¿Dónde está el burócrata?

FELIX LOPEZ

La vida va tan de prisa que no podemos permitirnos el lujo de aceptar las emboscadas de los burócratas en nuestros caminos cotidianos. Ellos tienen un olfato peculiar para descubrir cuando nos apura un trámite, una firma o un cuño salvador. Entonces, todopoderosos, hacen gala de su (in)sensibilidad, fruncen el ceño y comienzan el peloteo, esa suerte de "deporte" con más reglas que el béisbol.

El párrafo anterior, en síntesis, encierra las esencias de una decena de cartas que —originadas por diferentes tipos de burocromanías— he recibido en las últimas semanas. En una de ellas me hablan de las demoras en un traslado telefónico... Y lo peor es que se trata de un cambio entre dos municipios vecinos de la capital.

Pueden existir justificaciones objetivas, pero cómo explicar que una solicitud para cambiar de dirección un teléfono corra la suerte de viajar en una valija de correo, de una oficina a otra, siendo ETECSA una entidad privilegiada en materia de informatización. ¿Cuánto tiempo y recursos se ahorrarían de realizar diligencias de este tipo a través del correo electrónico?

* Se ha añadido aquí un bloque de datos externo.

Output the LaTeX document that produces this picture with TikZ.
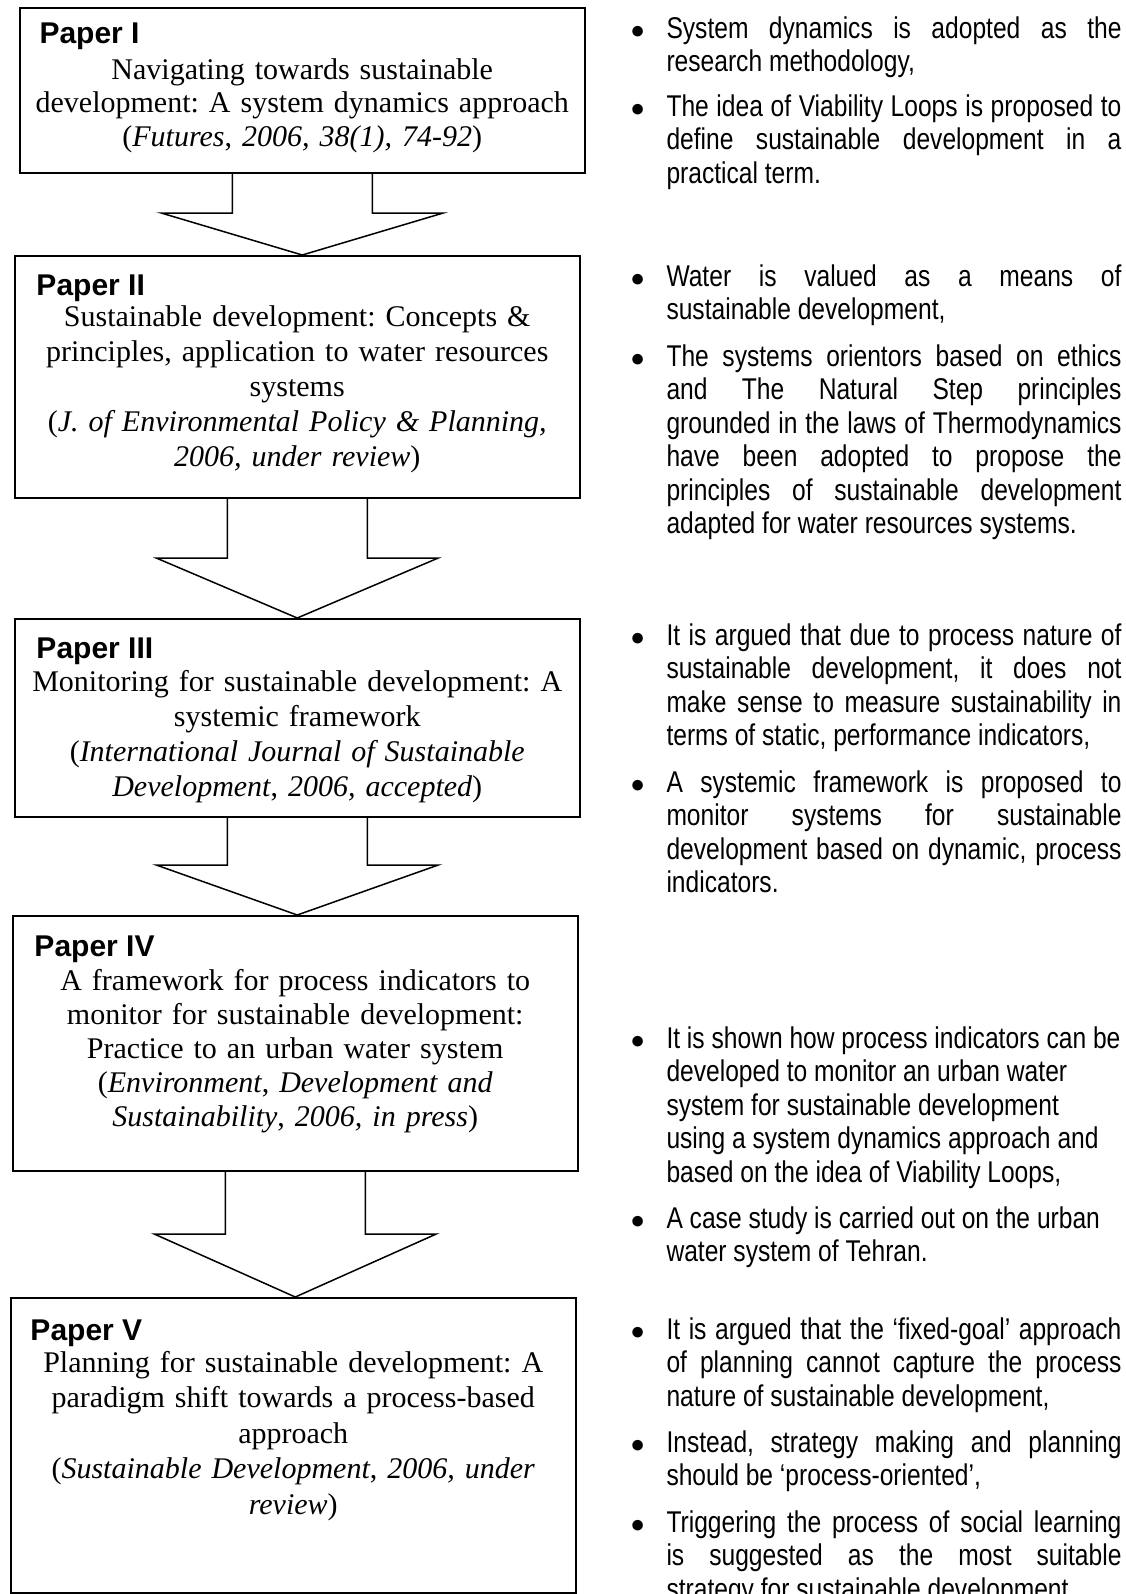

Otros lectores se refieren a la lentitud con que se realizan los traslados de la Libreta de productos alimenticios o de la cuota del gas licuado, como si se tratara de dos cosas por las que un ser humano puede esperar pacientemente; o de los trámites para una declaratoria de heredero, verdadero zafari que puede ocuparnos un año de vida entre bancos, notarías y cajas de resarcimiento.

Así las cosas, traslado se ha convertido en una palabra que da pánico. Sobran los ejemplos de simples gestiones que terminan convertidas en verdaderos ascensos, a pies descalzos, por escarpadas montañas de papeles, oficinas, sellos y certificados. En ese camino, además de gastar tiempo y dinero, ponemos a prueba nervios y presión arterial. Claro, no siempre se sobrevive.

Hay que tener un corazón de acero y una paciencia del alto del Turquino para soportar, después de una interminable cola, que una voz de robot nos diga: "La persona que puede resolver su caso no está, vuelva mañana". Y con mejor suerte: "Espere afuera, el funcionario que lo atenderá está merendando"...

Estoy seguro que cada uno puede contar su propia experiencia. El fenómeno es tan antiguo que no pudo escapar ni al diccionario. Burocracia —según la Real Academia Española, 1992— es el conjunto de funciones y trámites destinados a la ejecución de una decisión de carácter administrativa. El escritor y periodista Eduardo Galeano encontró una forma más exacta de decirlo: para cada solución, un problema.

Trabarlo todo. Esa es la filosofía del burócrata. Identificarlo es cosa fácil. Generalmente son de sangre fría, inmutables. Apasionados por la tinta, gustan de llevar varias plumas en los bolsillos y coleccionan agendas y pisapapeles. Su mejor amigo es el buró, pero tienen en los archivos a incondicionales confidentes. ¿Su máxima? Un cuño, luego existo.

Aunque en menor medida, existe la contrapartida de este personaje. Funcionarios que encuentran la manera de simplificar trámites y eliminar eslabones innecesarios; además de hacernos la vida feliz al actuar con amabilidad, respeto, dinamismo y presteza.

Sería de tontos pensar que la burocracia puede abolirse por decreto o decisiones institucionales. Perdura porque se alimenta de quienes permiten la cola absurda, el "peloteo" ilógico, la prepotencia del que se sabe con un cuño en la mano... El mejor antídoto está en enfrentarla con energía y talento, porque el burócrata es como un monstruo frágil que se alimenta de la falta de constancia de los que pelean contra ella.